In the four years Scott Brosius played for the New York Yankees, he was a model citizen, doing the right things and saying the right things, never unnecessarily calling attention to himself. The son of an Oregon car salesman, Brosius got along well with others, killing time in the clubhouse as part of a running bridge game with bench coach Don Zimmer and Paul O'Neill.
Brosius came to bat in a big spot in Game 3 of the 1998 World Series against Padres closer Trevor Hoffman, with the Yankees working to go up three games to none. Brosius proceeded to club a long drive -- his second homer of the day -- and when the ball cleared the wall, the understated Brosius was overwhelmed by the moment. It wasn't until he saw the replay after the game, he sheepishly recalled the next spring, that he realized he had raised his arms over his head in celebration like some conquering Hercules, and he was somewhat mortified.
In Game 4 of the 2001 World Series against the Diamondbacks, Brosius watched teammate Tino Martinez mash a game-tying home run with two outs in the bottom of the ninth inning, in a game eventually won by the Yankees. Brosius had so much adrenaline after that game that he had trouble getting to sleep; he called an old friend on the West Coast well after midnight. They agreed: You would never see anything like that again.
Hours later, in Game 5, Brosius came to the plate in the exact same situation as Martinez, with two outs in the ninth inning and the Yankees down by two runs, and the instant Brosius hit the pitch thrown by Byung-Hyun Kim, he raised his arms happily, realizing that he had tied the game.
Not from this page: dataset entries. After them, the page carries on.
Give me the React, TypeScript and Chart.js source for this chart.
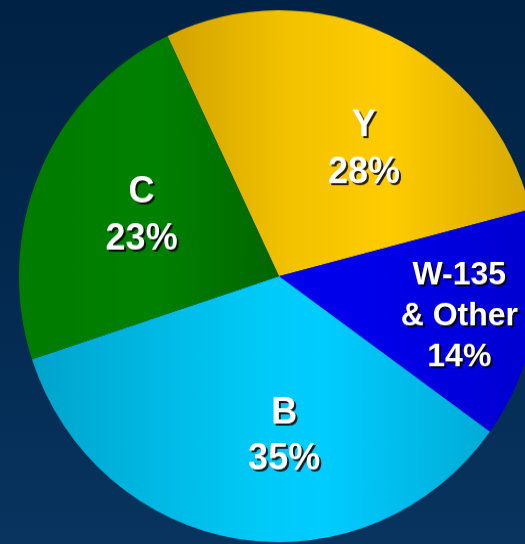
import React, { useEffect, useRef } from "react";
import { Chart, registerables } from "chart.js";

Chart.register(...registerables);

const categories = ["Y", "W-135 & Other", "B", "C"];
const values = [28, 14, 35, 23];
const labelLines = [["Y", "28%"], ["W-135", "& Other", "14%"], ["B", "35%"], ["C", "23%"]];

// gradient stops per slice (position across the canvas width, colour)
const sliceGradients: [number, string][][] = [
  [[0.3, "#d0a000"], [0.55, "#f2c200"], [0.74, "#ffcc00"], [1.0, "#d9aa00"]],
  [[0.7, "#0000ea"], [1.0, "#0000d2"]],
  [[0.06, "#00a4cc"], [0.5, "#00caf8"], [0.62, "#00ccff"], [0.95, "#00aad4"]],
  [[0.04, "#007c00"], [0.3, "#008000"], [0.53, "#006600"]],
];

const labelOffsets = [
  { dx: 19, dy: 17, size: 36, lh: 46 },
  { dx: 27, dy: 10, size: 32, lh: 40 },
  { dx: 29, dy: 2, size: 36, lh: 45 },
  { dx: 6, dy: 3, size: 36, lh: 46 },
];

const Y_STRETCH = 1.023;

const labelPlugin = {
  id: "sliceLabels",
  afterDatasetsDraw(chart: any) {
    const ctx = chart.ctx;
    const meta = chart.getDatasetMeta(0);
    meta.data.forEach((arc: any, i: number) => {
      const mid = (arc.startAngle + arc.endAngle) / 2;
      const r = arc.outerRadius * 0.6;
      const off = labelOffsets[i];
      const cx = arc.x + Math.cos(mid) * r + off.dx;
      const cy = arc.y + Math.sin(mid) * r + off.dy;
      const lines = labelLines[i];
      ctx.save();
      ctx.font = `bold ${off.size}px "Liberation Sans", Arial, sans-serif`;
      ctx.textAlign = "center";
      ctx.textBaseline = "middle";
      const start = cy - ((lines.length - 1) * off.lh) / 2;
      lines.forEach((t, k) => {
        const y = start + k * off.lh;
        ctx.fillStyle = "rgba(0,0,0,0.85)";
        ctx.fillText(t, cx + 2, y + 2);
        ctx.fillStyle = "#ffffff";
        ctx.fillText(t, cx, y);
      });
      ctx.restore();
    });
  },
};

export default function App() {
  const ref = useRef<HTMLCanvasElement>(null);
  useEffect(() => {
    document.body.style.margin = "0";
    const canvas = ref.current!;
    const chart = new Chart(canvas, {
      type: "pie",
      data: {
        labels: categories,
        datasets: [
          {
            data: values,
            borderWidth: 0,
            backgroundColor: (c: any) => {
              const g = c.chart.ctx.createLinearGradient(0, 0, 525, 0);
              const stops = sliceGradients[c.dataIndex] || [[0, "#888"], [1, "#888"]];
              stops.forEach(([p, col]) => g.addColorStop(p, col));
              return g;
            },
          },
        ],
      },
      options: {
        responsive: false,
        animation: false,
        rotation: -25.4,
        layout: { padding: { left: 19, top: 10, right: 21, bottom: 10 } },
        plugins: {
          legend: { display: false },
          tooltip: { enabled: false },
        },
      },
      plugins: [labelPlugin],
    });
    return () => chart.destroy();
  }, []);
  return (
    <div
      style={{
        position: "fixed",
        left: 0,
        top: 0,
        width: 525,
        height: 544,
        overflow: "hidden",
        background: "linear-gradient(to bottom, #002244 0%, #03294f 50%, #08345f 100%)",
      }}
    >
      <canvas
        ref={ref}
        width={560}
        height={540}
        style={{ display: "block", transform: `scaleY(${Y_STRETCH})`, transformOrigin: "0 0" }}
      />
    </div>
  );
}
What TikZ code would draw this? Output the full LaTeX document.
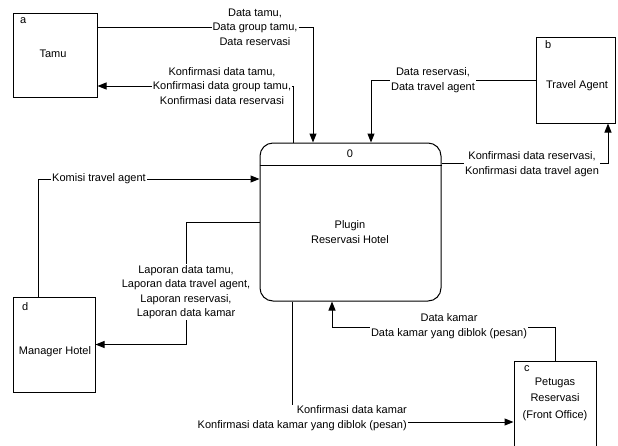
\documentclass[tikz,border=0pt]{standalone}
\usepackage{fontspec}
\setmainfont{Liberation Sans}
\usetikzlibrary{arrows.meta,backgrounds}
\begin{document}
\begin{tikzpicture}[x=1pt,y=-1pt,
  every node/.style={font=\fontsize{11}{14.5}\selectfont},
  entity/.style={draw,line width=1pt,rectangle,inner sep=0pt},
  lbl/.style={fill=white,align=center,inner sep=1pt},
  txt/.style={inner sep=0pt},
  conn/.style={line width=1pt},
  flow/.style={conn,-{Triangle[length=9pt,width=7pt]}}]
\useasboundingbox (0,0) rectangle (618,445);

% external entities
\node[entity,minimum width=84pt,minimum height=84pt] (tamu) at (55,55) {};
\node[txt,anchor=west] (tamuid) at (20,21) {a};
\node[txt,anchor=base] (tamut) at (53,57) {Tamu};

\node[entity,minimum width=79pt,minimum height=86pt] (ta) at (575.5,80) {};
\node[txt,anchor=west] (taid) at (545,45) {b};
\node[txt,anchor=base] (tat) at (577,88) {Travel Agent};

\node[entity,minimum width=82pt,minimum height=95pt] (mgr) at (54,344.5) {};
\node[txt,anchor=west] (mgrid) at (22,307) {d};
\node[txt,anchor=base] (mgrt) at (55,354) {Manager Hotel};

\node[entity,minimum width=82pt,minimum height=109pt] (pet) at (555,415.5) {};
\node[txt,anchor=west] (petid) at (524,369) {c};
\node[txt,align=center,font=\fontsize{11}{16.5}\selectfont] (pett) at (555,399) {Petugas\\Reservasi\\(Front Office)};

% process
\node[draw,line width=1pt,rounded corners=13pt,minimum width=181pt,minimum height=158pt,inner sep=0pt] (proc) at (350.5,222) {};
\draw[conn] (proc.west |- 0,165) -- (proc.east |- 0,165);
\node[txt,anchor=base] (procid) at (350,157) {0};
\node[txt,align=center] (proct) at (350,232) {Plugin\\Reservasi Hotel};

% labels
\node[lbl] (l1) at (255,27) {Data tamu,\\Data group tamu,\\Data reservasi};
\node[lbl] (l2) at (222,86) {Konfirmasi data tamu,\\Konfirmasi data group tamu,\\Konfirmasi data reservasi};
\node[lbl] (l3) at (433,80) {Data reservasi,\\Data travel agent};
\node[lbl] (l4) at (532,164) {Konfirmasi data reservasi,\\Konfirmasi data travel agen};
\node[lbl] (l5) at (99,179) {Komisi travel agent};
\node[lbl] (l6) at (186,292) {Laporan data tamu,\\Laporan data travel agent,\\Laporan reservasi,\\Laporan data kamar};
\node[lbl,align=right,anchor=east] (l7) at (408,418) {Konfirmasi data kamar\\Konfirmasi data kamar yang diblok (pesan)};
\node[lbl] (l8) at (449,326) {Data kamar\\Data kamar yang diblok (pesan)};

% bend points
\coordinate (c1) at (313,27);
\coordinate (c2) at (293,143);
\coordinate (c3) at (371,80);
\coordinate (c4) at (608,163);
\coordinate (c5) at (38,179);
\coordinate (c6) at (186,222);
\coordinate (c7) at (292,422);
\coordinate (c8) at (332,327);

\begin{scope}[on background layer]
\draw[flow] (tamu.east |- c1) -- (c1) -- (c1 |- proc.north);
\draw[flow] (c2) |- (tamu.east |- l2);
\draw[flow] (ta.west) -| (c3 |- proc.north);
\draw[flow] (proc.east |- c4) -| (c4 |- ta.south);
\draw[flow] (c5 |- mgr.north) |- (proc.west |- c5);
\draw[flow] (proc.west) -| (c6) |- (mgr.east);
\draw[flow] (c7 |- proc.south) |- (pet.west |- c7);
\draw[flow] (pet.north) |- (c8) -- (c8 |- proc.south);
\end{scope}
\end{tikzpicture}
\end{document}
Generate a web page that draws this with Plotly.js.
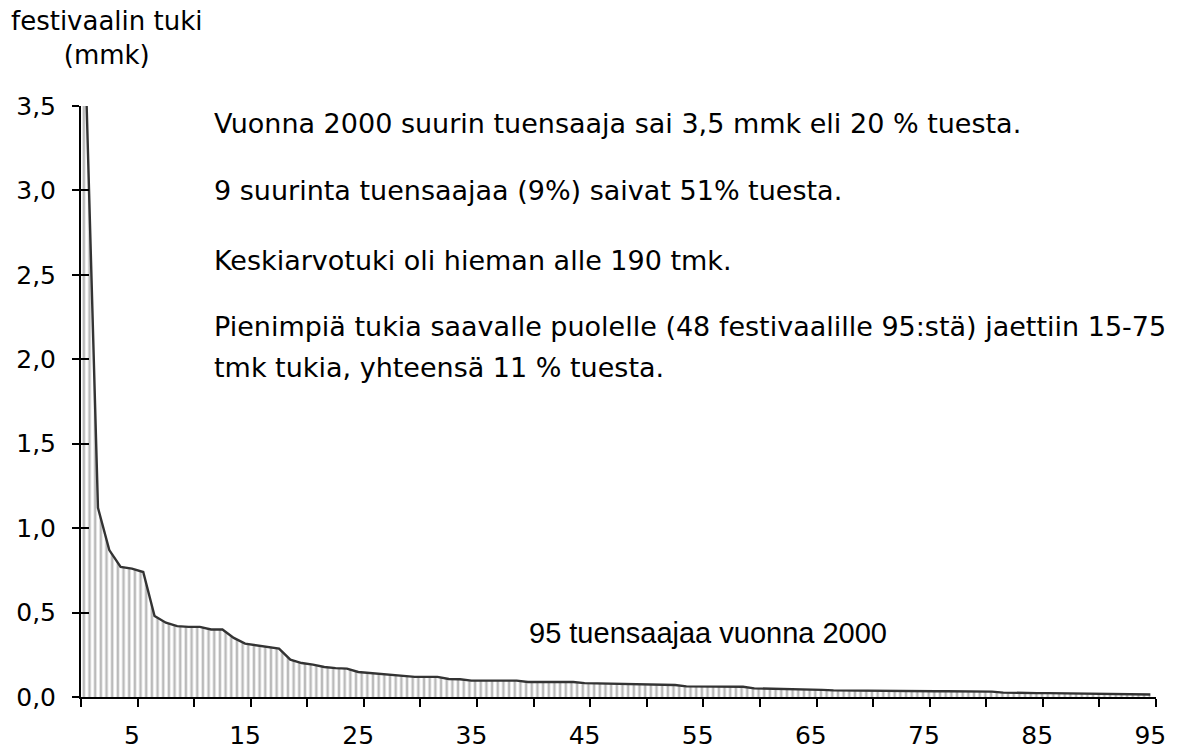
<!DOCTYPE html>
<html>
<head>
<meta charset="utf-8">
<script src="https://cdn.plot.ly/plotly-3.0.1.min.js"></script>
<style>html,body{margin:0;padding:0;background:#fff;}#chart{width:1183px;height:753px;}</style>
</head>
<body>
<div id="chart"></div>
<script>
// festival support in million marks (mmk), ranked 1..95, year 2000
const support = [
  3.50, 1.12, 0.87, 0.77, 0.76, 0.74, 0.48, 0.44, 0.42, 0.415,
  0.415, 0.40, 0.40, 0.35, 0.316, 0.306, 0.296, 0.287, 0.221, 0.201,
  0.192, 0.178, 0.171, 0.168, 0.148, 0.142, 0.139, 0.129, 0.127, 0.119,
  0.119, 0.119, 0.107, 0.105, 0.097, 0.097, 0.097, 0.097, 0.097, 0.089,
  0.089, 0.089, 0.089, 0.089, 0.082, 0.081, 0.080, 0.077, 0.075, 0.074,
  0.073, 0.072, 0.071, 0.063, 0.062, 0.062, 0.061, 0.061, 0.061, 0.051,
  0.050, 0.049, 0.048, 0.047, 0.045, 0.042, 0.039, 0.038, 0.037, 0.037,
  0.036, 0.036, 0.035, 0.035, 0.035, 0.034, 0.034, 0.034, 0.033, 0.033,
  0.032, 0.026, 0.024, 0.023, 0.023, 0.023, 0.022, 0.022, 0.022, 0.021,
  0.021, 0.021, 0.020, 0.019, 0.015
];
const ranks = support.map((v, i) => i + 1);
const xTickVals = [5, 15, 25, 35, 45, 55, 65, 75, 85, 95];
const xTickText = ['5', '15', '25', '35', '45', '55', '65', '75', '85', '95'];
const yTickVals = [0, 0.5, 1.0, 1.5, 2.0, 2.5, 3.0, 3.5];
const notes = [
  'Vuonna 2000 suurin tuensaaja sai 3,5 mmk eli 20 % tuesta.',
  '9 suurinta tuensaajaa (9%) saivat 51% tuesta.',
  'Keskiarvotuki oli hieman alle 190 tmk.',
  'Pienimpiä tukia saavalle puolelle (48 festivaalille 95:stä) jaettiin 15-75',
  'tmk tukia, yhteensä 11 % tuesta.'
];
const yTitle = 'festivaalin tuki<br>(mmk)';
const seriesLabel = '95 tuensaajaa vuonna 2000';

// layout geometry (pixels)
const W = 1183, H = 753, L = 81, R = 27, T = 106, B = 56;
const PW = W - L - R, PH = H - T - B;
const fx = px => (px - L) / PW;
const fy = py => (H - B - py) / PH;

const nCats = support.length;
// boundary ticks between every fifth category
const boundaryTicks = [];
for (let k = 0; k <= nCats; k += 5) boundaryTicks.push(k + 0.5);

const DV = 'DejaVu Sans, Verdana, sans-serif';

const fillTrace = {
  x: [ranks[0] - 0.5].concat(ranks),
  y: [support[0]].concat(support),
  type: 'scatter', mode: 'none', fill: 'tozeroy',
  fillcolor: '#ffffff',
  fillpattern: {shape: '|', fgcolor: '#bababa', bgcolor: '#ffffff', size: 5.67, solidity: 0.45},
  hoverinfo: 'skip', showlegend: false, xaxis: 'x', yaxis: 'y'
};
const lineTrace = {
  x: ranks, y: support, type: 'scatter', mode: 'lines',
  line: {color: '#333333', width: 2.4},
  showlegend: false, xaxis: 'x2', yaxis: 'y2'
};

const annotations = [];
const noteY = [123, 191, 260, 326, 367];
notes.forEach((t, i) => {
  annotations.push({
    text: t, xref: 'paper', yref: 'paper', x: fx(212), y: fy(noteY[i]),
    xanchor: 'left', yanchor: 'middle', align: 'left', showarrow: false,
    font: {family: DV, size: 27, color: '#000'}
  });
});
annotations.push({
  text: yTitle, xref: 'paper', yref: 'paper', x: fx(107), y: fy(38),
  xanchor: 'center', yanchor: 'middle', align: 'center', showarrow: false,
  font: {family: DV, size: 26, color: '#000'}
});
annotations.push({
  text: seriesLabel, xref: 'paper', yref: 'paper', x: fx(708), y: fy(633),
  xanchor: 'center', yanchor: 'middle', showarrow: false,
  font: {family: 'Liberation Sans, Arial, sans-serif', size: 29, color: '#000'}
});

const layout = {
  width: W, height: H,
  margin: {l: L, r: R, t: T, b: B, pad: 0},
  paper_bgcolor: '#ffffff', plot_bgcolor: '#ffffff',
  separators: ', ',
  showlegend: false,
  xaxis: {
    range: [0.5, nCats + 0.5], tickmode: 'array', tickvals: boundaryTicks,
    ticktext: boundaryTicks.map(() => ''), ticks: 'outside', ticklen: 8, tickwidth: 2, tickcolor: '#000',
    showline: true, linecolor: '#000', linewidth: 2, showgrid: false, zeroline: false, fixedrange: true
  },
  xaxis2: {
    overlaying: 'x', range: [0.5, nCats + 0.5], tickmode: 'array', tickvals: xTickVals, ticktext: xTickText,
    ticks: '', showline: false, showgrid: false, zeroline: false, side: 'bottom',
    tickfont: {family: DV, size: 25, color: '#000'}, ticklabelstandoff: 21
  },
  yaxis: {
    range: [0, 3.5], tickmode: 'array', tickvals: yTickVals, tickformat: '.1f',
    ticks: 'outside', ticklen: 7, tickwidth: 2, tickcolor: '#000',
    showline: true, linecolor: '#000', linewidth: 2, showgrid: false, zeroline: false,
    tickfont: {family: DV, size: 25, color: '#000'}, ticklabelstandoff: 11
  },
  yaxis2: {
    overlaying: 'y', range: [0, 3.5], tickmode: 'array', tickvals: yTickVals,
    ticks: 'inside', ticklen: 8, tickwidth: 2, tickcolor: '#000',
    showticklabels: false, showline: false, showgrid: false, zeroline: false
  },
  annotations: annotations
};

Plotly.newPlot('chart', [fillTrace, lineTrace], layout, {displayModeBar: false, staticPlot: true});
</script>
</body>
</html>
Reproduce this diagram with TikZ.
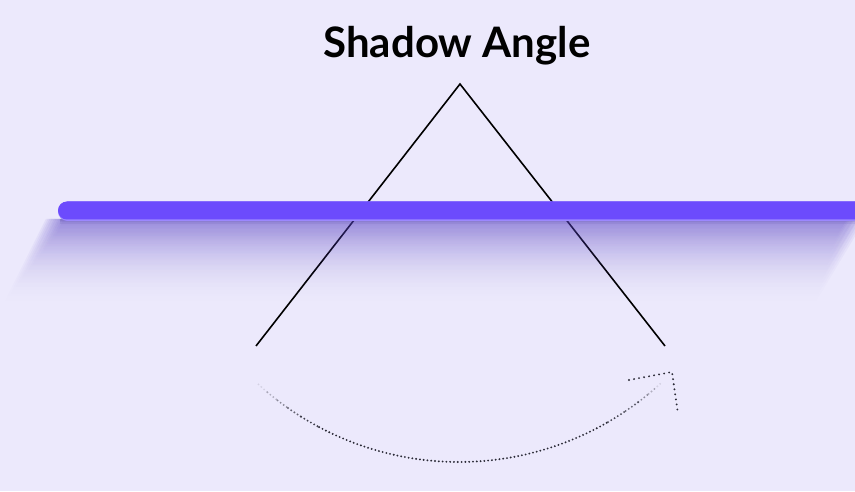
\documentclass[tikz,border=0pt]{standalone}
\usepackage{fontspec}
\usetikzlibrary{calc,fadings}
\setmainfont{Lato}
\definecolor{bg}{HTML}{ECE9FC}
\definecolor{bar}{HTML}{6C4BFD}
\definecolor{barlight}{HTML}{9C88FF}
\definecolor{shadowc}{HTML}{5A44C6}
\definecolor{dotc}{HTML}{2A2A36}
\tikzfading[name=fadedown, top color=transparent!0, bottom color=transparent!100]
\begin{document}
\begin{tikzpicture}[x=1pt,y=1pt,
  legline/.style={line width=1.6pt,black},
  dots/.style={line width=2.1pt,dotc,line cap=round,dash pattern=on 0pt off 3.8pt},
  headdots/.style={line width=2.1pt,dotc,line cap=round,dash pattern=on 0pt off 5.1pt}]
\fill[bg] (0,0) rectangle (855,491);
\useasboundingbox (0,0) rectangle (855,491);
% title
\node[font=\bfseries\fontsize{42}{48}\selectfont,anchor=base] (title) at (457,433) {Shadow Angle};
% triangle legs
\coordinate (apex) at (460,407);
\coordinate (lend) at (256,145);
\coordinate (rend) at (665,145);
\draw[legline] (lend) -- (apex) -- (rend);
% soft shadow of bar (slanted down-left, fading downward)
\foreach \j in {0,...,9}{
  \pgfmathsetmacro{\d}{20+\j*7}
  \fill[shadowc,opacity=0.075,path fading=fadedown]
    (64-\j*2,272) -- (64-\j*2-0.5*\d,272-\d) -- (848+\j*2-0.6*\d,272-\d) -- (848+\j*2,272) -- cycle;
}
\foreach \k in {1,...,3}{
  \fill[shadowc!80!black,opacity=0.1] (60,272) rectangle (855,272-\k*1.6);
}
% bar
\fill[barlight,rounded corners=9.5pt] (58,270) rectangle (880,289.5);
\fill[bar,rounded corners=9pt] (58,271.5) rectangle (880,289.5);
% arc with fading ends
\coordinate (c) at (459,327);
\foreach \a/\b/\o in {227.7/230/0.12,230/232.5/0.3,232.5/235/0.5,235/238/0.7,238/242/0.88,242/300/1,300/304/0.88,304/307/0.7,307/309.5/0.5,309.5/311/0.3,311/312.5/0.12}{
  \draw[dots,opacity=\o] ($(c)+(\a:298)$) arc[start angle=\a,end angle=\b,radius=298];
}
% arrowhead
\coordinate (tip) at (672,119);
\coordinate (arm1) at (629,111);
\coordinate (arm2) at (678,77);
\draw[headdots] (arm1) -- (tip) -- (arm2);
\end{tikzpicture}
\end{document}
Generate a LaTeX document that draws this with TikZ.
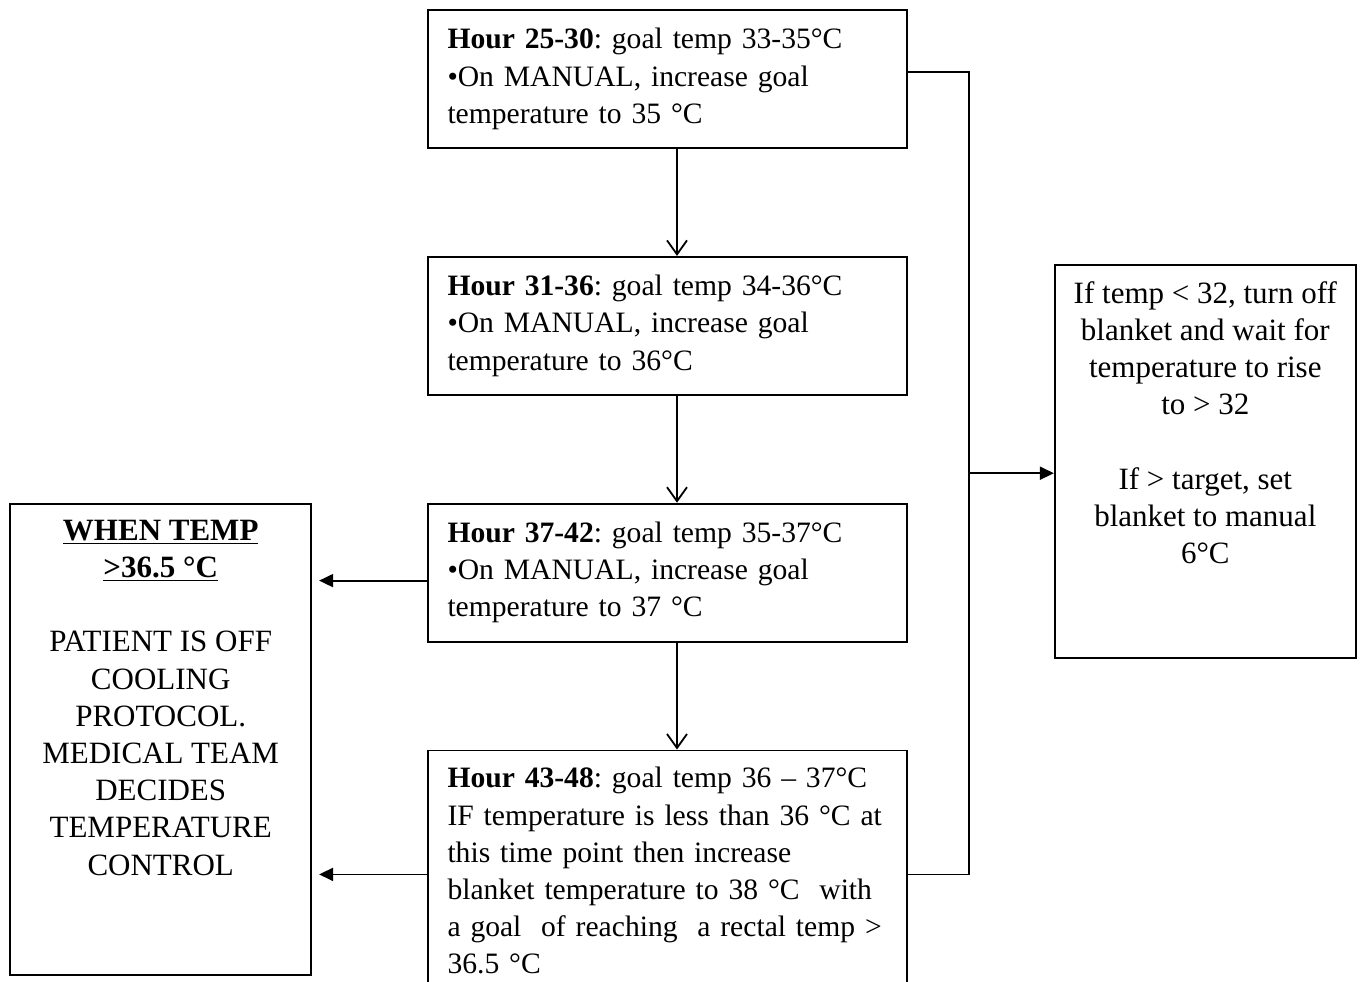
\documentclass[tikz,border=0pt]{standalone}
\usepackage{fontspec}
\setmainfont{Liberation Serif}
\usetikzlibrary{positioning, arrows.meta, calc}
\frenchspacing

\begin{document}
\begin{tikzpicture}[
    node distance=53.5pt and 57.5pt,
    every node/.style={font=\fontsize{15.5}{18.6}\selectfont},
    hourbox/.style={draw, line width=0.9pt, text width=220pt, inner xsep=9.75pt,
                    minimum height=69pt, align=left,
                    font=\fontsize{14.8}{18.6}\selectfont},
    offbox/.style={draw, line width=0.9pt, minimum width=150.5pt,
                   minimum height=235.5pt, align=center},
    notebox/.style={draw, line width=0.9pt, minimum width=150.5pt,
                    minimum height=196.5pt, align=center},
    arr/.style={-{Straight Barb[length=7pt,width=10pt]}, line width=0.9pt},
    harr/.style={-{Triangle[length=7pt,width=6.5pt]}, line width=0.9pt},
]
\useasboundingbox (0,0) rectangle (680pt,-490.5pt);

% Hour boxes
\node[hourbox] (h25) at (333.75pt,-39.5pt)
    {\textbf{Hour 25-30}: goal temp 33-35°C\\
     •On MANUAL, increase goal\\
     temperature to 35 °C};
\node[hourbox, below=of h25] (h31)
    {\textbf{Hour 31-36}: goal temp 34-36°C\\
     •On MANUAL, increase goal\\
     temperature to 36°C};
\node[hourbox, below=of h31] (h37)
    {\textbf{Hour 37-42}: goal temp 35-37°C\\
     •On MANUAL, increase goal\\
     temperature to 37 °C};
\node[hourbox, below=of h37, minimum height=120.5pt] (h43)
    {\textbf{Hour 43-48}: goal temp 36 – 37°C\\
     IF temperature is less than 36 °C at\\
     this time point then increase\\
     blanket temperature to 38 °C\ \ with\\
     a goal\ \ of reaching\ \ a rectal temp >\\
     36.5 °C};

\draw[arr] ([xshift=4.75pt]h25.south) -- ([xshift=4.75pt]h31.north);
\draw[arr] ([xshift=4.75pt]h31.south) -- ([xshift=4.75pt]h37.north);
\draw[arr] ([xshift=4.75pt]h37.south) -- ([xshift=4.75pt]h43.north);

% Left -- off protocol
\node[offbox, below left=0pt and 57.5pt of h37.north west] (offcool)
    {\underline{\textbf{WHEN TEMP}}\\
     \underline{\textbf{>36.5 °C}}\\[18.6pt]
     PATIENT IS OFF\\ COOLING\\ PROTOCOL.\\ MEDICAL TEAM\\
     DECIDES\\ TEMPERATURE\\ CONTROL\\[22.9pt]\mbox{}};
\draw[harr, shorten >=3.5pt] ([yshift=-4pt]h37.west) -- ([yshift=-4pt]h37.west -| offcool.east);
\draw[harr, shorten >=3.5pt] ([yshift=-1.75pt]h43.west) -- ([yshift=-1.75pt]h43.west -| offcool.east);

% Right -- blanket note
\node[notebox, below right=4pt and 73pt of h31.north east] (note)
    {If temp < 32, turn off\\ blanket and wait for\\ temperature to rise\\ to > 32\\[18.6pt]
     If > target, set\\ blanket to manual\\ 6°C\\[20.4pt]\mbox{}};
\coordinate (bus25) at ([xshift=30.5pt,yshift=3.5pt]h25.east);
\coordinate (bus43) at ([xshift=30.5pt,yshift=-1.75pt]h43.east);
\coordinate (busmid) at ($(bus25)!0.5!(bus43)$);
\draw[line width=0.9pt] ([yshift=3.5pt]h25.east) -- (bus25) -- (bus43) -- ([yshift=-1.75pt]h43.east);
\draw[harr] (busmid) -- (busmid -| note.west);
\end{tikzpicture}
\end{document}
Playoff and World Series games are petri dishes of emotion, with years of practice and planning and ambition and accomplishment and failure festering, and what emerges will be unexpected. So when Jose Bautista flips his bat demonstratively after clubbing a home run for the Blue Jays that will forever be remembered as the exclamation mark to one of the craziest innings in baseball history, as he did in Game 5 Wednesday in Toronto, reliever Sam Dyson and the Texas Rangers shouldn't take that personally; the gesture isn't really aimed at them. This was Bautista's competitiveness, his joy and his relief all mixed into one.
And the same latitude should be granted to Dyson before he's condemned as some kind of sore loser for his on-field and off-field complaints about Bautista's bat flip.